» **Exercise description**: The required output consists solely of the lines from the one containing "Give me the Plotly source for this chart." down to the one containing "hours = list(range(2, 81))", both included, each quoted exactly.

Source code of charts

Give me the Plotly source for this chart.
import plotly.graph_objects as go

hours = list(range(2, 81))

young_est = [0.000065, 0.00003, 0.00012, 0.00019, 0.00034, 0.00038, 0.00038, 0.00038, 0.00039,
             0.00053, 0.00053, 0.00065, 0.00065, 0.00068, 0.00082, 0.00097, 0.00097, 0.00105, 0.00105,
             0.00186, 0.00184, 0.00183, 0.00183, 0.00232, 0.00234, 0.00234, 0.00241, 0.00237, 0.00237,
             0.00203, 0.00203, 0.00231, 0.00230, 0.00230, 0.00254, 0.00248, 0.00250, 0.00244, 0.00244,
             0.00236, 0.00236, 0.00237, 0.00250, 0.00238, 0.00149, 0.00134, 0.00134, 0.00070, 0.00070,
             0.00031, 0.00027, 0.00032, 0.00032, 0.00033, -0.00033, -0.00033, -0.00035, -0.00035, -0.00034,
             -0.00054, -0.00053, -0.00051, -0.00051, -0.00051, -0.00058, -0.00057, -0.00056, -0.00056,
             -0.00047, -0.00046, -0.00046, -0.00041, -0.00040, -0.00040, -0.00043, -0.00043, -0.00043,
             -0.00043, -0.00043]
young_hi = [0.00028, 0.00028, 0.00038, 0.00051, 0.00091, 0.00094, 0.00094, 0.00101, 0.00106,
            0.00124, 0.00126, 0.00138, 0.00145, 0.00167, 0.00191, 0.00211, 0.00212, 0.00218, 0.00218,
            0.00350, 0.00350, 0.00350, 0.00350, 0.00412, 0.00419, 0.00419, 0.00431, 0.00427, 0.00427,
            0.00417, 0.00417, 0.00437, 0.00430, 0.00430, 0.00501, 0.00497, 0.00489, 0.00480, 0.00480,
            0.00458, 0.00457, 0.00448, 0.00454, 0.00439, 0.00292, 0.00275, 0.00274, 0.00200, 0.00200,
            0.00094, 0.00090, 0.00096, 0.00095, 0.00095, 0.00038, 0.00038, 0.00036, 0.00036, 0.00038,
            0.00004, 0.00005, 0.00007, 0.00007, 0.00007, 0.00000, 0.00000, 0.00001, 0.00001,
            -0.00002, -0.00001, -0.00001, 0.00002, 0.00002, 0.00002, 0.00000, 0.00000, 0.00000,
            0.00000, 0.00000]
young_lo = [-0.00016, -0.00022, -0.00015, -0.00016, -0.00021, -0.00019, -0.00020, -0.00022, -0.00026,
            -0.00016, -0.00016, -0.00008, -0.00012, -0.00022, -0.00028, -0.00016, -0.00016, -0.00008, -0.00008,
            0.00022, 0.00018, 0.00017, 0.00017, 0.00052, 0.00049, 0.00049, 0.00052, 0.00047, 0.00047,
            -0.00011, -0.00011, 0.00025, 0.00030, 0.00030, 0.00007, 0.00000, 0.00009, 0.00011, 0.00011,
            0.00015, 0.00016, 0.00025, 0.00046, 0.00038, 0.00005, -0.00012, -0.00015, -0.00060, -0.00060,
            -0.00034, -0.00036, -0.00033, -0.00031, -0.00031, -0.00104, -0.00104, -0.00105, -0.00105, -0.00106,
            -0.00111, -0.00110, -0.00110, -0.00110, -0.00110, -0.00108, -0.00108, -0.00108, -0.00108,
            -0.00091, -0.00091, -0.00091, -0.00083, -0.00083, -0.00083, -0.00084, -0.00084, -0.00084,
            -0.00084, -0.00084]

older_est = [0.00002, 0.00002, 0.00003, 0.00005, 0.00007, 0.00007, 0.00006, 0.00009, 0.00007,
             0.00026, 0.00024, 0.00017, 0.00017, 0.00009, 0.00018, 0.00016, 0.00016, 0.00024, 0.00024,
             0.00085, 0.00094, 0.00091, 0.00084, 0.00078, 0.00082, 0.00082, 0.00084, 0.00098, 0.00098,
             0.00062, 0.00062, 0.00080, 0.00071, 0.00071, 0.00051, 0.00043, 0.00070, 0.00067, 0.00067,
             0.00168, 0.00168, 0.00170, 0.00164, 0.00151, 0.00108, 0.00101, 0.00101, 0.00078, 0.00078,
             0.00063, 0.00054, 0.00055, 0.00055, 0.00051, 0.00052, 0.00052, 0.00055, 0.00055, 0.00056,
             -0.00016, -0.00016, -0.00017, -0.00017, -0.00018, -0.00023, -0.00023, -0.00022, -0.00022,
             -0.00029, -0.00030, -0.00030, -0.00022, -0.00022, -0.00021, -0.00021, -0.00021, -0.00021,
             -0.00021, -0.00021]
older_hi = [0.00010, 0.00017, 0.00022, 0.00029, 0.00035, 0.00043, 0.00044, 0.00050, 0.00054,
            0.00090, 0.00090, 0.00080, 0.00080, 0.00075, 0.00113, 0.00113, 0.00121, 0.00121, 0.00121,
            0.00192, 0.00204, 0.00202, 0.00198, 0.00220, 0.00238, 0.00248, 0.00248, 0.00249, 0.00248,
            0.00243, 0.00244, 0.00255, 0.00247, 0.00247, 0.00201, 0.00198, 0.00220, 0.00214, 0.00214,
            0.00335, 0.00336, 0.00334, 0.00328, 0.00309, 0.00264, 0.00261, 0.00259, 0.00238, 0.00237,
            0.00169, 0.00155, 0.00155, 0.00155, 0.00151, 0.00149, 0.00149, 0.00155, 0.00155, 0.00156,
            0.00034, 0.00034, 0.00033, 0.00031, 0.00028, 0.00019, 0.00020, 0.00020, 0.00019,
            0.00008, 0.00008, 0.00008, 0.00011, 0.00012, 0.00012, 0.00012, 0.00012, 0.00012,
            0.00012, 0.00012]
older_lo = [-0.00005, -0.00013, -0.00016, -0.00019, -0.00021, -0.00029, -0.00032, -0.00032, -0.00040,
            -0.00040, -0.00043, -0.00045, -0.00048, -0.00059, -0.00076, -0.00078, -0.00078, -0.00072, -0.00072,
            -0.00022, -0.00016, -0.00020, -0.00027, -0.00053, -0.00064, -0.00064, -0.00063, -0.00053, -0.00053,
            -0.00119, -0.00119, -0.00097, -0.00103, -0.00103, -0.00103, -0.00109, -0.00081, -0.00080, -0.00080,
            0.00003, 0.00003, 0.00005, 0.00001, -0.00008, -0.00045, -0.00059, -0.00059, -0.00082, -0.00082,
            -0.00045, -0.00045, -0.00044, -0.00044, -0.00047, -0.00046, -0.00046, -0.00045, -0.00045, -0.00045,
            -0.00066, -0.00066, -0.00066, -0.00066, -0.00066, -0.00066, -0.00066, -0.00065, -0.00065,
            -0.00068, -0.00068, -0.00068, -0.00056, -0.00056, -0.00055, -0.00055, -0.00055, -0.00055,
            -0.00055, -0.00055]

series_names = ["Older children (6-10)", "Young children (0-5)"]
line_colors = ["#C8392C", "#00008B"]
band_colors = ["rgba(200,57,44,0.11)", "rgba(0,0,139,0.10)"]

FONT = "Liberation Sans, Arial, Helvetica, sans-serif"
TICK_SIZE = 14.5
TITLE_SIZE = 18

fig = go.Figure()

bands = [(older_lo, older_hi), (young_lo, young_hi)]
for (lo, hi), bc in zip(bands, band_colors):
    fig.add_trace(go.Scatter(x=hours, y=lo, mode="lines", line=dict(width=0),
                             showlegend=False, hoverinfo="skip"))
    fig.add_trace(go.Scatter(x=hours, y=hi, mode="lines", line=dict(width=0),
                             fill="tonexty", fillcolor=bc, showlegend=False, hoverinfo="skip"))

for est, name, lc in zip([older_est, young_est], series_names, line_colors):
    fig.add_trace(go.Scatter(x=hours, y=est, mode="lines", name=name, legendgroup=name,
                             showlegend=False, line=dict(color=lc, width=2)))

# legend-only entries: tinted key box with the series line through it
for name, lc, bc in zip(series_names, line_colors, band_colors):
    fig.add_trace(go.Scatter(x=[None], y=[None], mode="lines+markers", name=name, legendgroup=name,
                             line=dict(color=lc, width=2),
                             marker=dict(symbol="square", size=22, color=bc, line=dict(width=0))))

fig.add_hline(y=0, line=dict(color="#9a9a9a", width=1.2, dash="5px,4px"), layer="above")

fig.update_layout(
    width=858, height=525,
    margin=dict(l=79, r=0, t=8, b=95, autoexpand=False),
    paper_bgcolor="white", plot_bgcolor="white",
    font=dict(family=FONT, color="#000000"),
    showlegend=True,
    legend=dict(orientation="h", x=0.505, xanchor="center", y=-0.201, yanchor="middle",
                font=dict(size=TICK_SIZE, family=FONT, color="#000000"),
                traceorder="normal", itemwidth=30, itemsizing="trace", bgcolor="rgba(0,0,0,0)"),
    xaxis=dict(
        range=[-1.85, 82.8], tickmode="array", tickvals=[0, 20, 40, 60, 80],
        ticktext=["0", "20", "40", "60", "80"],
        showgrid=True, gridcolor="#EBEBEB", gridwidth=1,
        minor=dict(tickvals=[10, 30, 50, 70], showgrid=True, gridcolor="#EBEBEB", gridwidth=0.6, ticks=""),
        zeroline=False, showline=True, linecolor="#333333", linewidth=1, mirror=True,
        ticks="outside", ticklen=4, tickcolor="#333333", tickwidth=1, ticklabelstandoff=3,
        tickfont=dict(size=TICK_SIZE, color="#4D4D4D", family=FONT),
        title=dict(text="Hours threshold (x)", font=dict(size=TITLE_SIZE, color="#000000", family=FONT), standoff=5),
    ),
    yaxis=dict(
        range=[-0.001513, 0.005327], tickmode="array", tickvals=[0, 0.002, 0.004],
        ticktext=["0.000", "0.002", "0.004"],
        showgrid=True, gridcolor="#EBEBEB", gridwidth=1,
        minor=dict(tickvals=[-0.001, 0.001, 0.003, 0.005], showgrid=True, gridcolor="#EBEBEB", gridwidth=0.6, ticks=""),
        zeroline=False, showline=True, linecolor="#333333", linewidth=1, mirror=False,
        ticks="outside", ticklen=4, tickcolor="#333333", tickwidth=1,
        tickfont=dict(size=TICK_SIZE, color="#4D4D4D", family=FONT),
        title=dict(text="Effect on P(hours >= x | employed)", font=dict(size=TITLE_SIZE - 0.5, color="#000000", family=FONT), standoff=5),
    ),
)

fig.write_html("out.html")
---
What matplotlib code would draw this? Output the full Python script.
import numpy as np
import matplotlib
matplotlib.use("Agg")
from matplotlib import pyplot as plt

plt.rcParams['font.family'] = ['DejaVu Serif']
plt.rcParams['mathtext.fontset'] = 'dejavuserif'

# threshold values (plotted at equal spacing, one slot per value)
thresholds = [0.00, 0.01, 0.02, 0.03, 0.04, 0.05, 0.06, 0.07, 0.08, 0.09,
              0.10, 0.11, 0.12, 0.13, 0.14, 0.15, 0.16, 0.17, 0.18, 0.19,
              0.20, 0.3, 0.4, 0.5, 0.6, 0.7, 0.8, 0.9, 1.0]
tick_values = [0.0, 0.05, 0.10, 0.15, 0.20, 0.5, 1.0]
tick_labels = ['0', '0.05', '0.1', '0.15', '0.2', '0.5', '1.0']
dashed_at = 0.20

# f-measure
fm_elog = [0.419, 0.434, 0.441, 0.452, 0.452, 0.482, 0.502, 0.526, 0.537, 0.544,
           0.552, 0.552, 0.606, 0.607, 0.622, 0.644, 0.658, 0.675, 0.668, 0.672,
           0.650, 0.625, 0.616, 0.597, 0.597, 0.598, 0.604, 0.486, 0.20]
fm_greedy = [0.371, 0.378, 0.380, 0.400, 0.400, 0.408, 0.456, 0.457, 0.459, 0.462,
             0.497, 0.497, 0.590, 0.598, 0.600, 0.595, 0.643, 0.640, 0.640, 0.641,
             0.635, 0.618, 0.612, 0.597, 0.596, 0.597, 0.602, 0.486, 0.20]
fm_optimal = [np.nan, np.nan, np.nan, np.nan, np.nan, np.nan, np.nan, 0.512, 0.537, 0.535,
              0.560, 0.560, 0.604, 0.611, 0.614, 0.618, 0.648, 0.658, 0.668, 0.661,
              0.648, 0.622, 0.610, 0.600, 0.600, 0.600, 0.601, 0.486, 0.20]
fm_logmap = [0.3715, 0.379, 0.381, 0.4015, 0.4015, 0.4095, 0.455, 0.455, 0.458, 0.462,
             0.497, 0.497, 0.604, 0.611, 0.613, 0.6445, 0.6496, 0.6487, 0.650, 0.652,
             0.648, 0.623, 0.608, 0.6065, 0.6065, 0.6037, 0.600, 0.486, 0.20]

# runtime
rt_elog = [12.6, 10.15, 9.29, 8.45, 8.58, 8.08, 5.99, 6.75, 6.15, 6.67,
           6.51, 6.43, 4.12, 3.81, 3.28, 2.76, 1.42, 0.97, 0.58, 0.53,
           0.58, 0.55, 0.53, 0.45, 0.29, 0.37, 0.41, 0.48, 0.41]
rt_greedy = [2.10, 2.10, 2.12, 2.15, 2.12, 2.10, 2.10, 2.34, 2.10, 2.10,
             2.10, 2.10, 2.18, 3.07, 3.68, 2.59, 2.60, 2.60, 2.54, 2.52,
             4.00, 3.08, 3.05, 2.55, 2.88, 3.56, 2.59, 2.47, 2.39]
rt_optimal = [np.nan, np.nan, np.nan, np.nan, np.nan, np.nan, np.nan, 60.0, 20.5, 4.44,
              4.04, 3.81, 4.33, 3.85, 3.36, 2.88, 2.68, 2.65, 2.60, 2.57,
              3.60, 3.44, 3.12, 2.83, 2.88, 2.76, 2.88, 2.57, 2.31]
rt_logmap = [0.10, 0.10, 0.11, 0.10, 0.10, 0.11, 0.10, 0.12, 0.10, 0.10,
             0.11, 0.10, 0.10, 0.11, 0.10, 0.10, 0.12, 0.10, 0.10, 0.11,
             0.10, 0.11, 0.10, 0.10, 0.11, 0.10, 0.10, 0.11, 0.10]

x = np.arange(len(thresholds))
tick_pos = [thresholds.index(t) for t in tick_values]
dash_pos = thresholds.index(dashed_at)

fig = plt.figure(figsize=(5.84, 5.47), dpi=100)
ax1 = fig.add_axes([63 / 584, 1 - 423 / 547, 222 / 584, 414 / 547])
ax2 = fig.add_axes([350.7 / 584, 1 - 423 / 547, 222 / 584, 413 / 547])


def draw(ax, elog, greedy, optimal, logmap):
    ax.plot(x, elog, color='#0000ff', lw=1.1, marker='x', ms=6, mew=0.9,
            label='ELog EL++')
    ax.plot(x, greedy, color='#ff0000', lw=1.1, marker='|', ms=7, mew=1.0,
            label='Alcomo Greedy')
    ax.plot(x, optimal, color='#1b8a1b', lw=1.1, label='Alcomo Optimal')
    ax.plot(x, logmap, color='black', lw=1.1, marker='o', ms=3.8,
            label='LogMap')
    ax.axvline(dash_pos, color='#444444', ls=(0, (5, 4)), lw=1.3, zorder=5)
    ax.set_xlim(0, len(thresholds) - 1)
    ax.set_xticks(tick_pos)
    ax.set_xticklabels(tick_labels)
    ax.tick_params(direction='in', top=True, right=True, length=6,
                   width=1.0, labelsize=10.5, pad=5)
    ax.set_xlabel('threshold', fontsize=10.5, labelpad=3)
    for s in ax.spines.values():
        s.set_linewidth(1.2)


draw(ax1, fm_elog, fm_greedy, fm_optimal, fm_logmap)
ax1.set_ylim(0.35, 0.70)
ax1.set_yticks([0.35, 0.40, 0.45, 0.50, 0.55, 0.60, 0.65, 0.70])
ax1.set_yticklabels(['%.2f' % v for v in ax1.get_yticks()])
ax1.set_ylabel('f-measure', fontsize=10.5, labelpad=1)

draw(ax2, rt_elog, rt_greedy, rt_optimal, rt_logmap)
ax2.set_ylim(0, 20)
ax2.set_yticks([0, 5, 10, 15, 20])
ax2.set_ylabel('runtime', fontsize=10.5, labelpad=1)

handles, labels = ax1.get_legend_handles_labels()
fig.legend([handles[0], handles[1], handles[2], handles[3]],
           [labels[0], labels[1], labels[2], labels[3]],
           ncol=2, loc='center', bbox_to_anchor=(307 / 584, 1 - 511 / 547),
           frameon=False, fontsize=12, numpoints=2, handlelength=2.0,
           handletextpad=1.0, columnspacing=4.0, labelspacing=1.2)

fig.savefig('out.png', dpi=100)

» **Finished answer**:
Give me the Plotly source for this chart.
import plotly.graph_objects as go

hours = list(range(2, 81))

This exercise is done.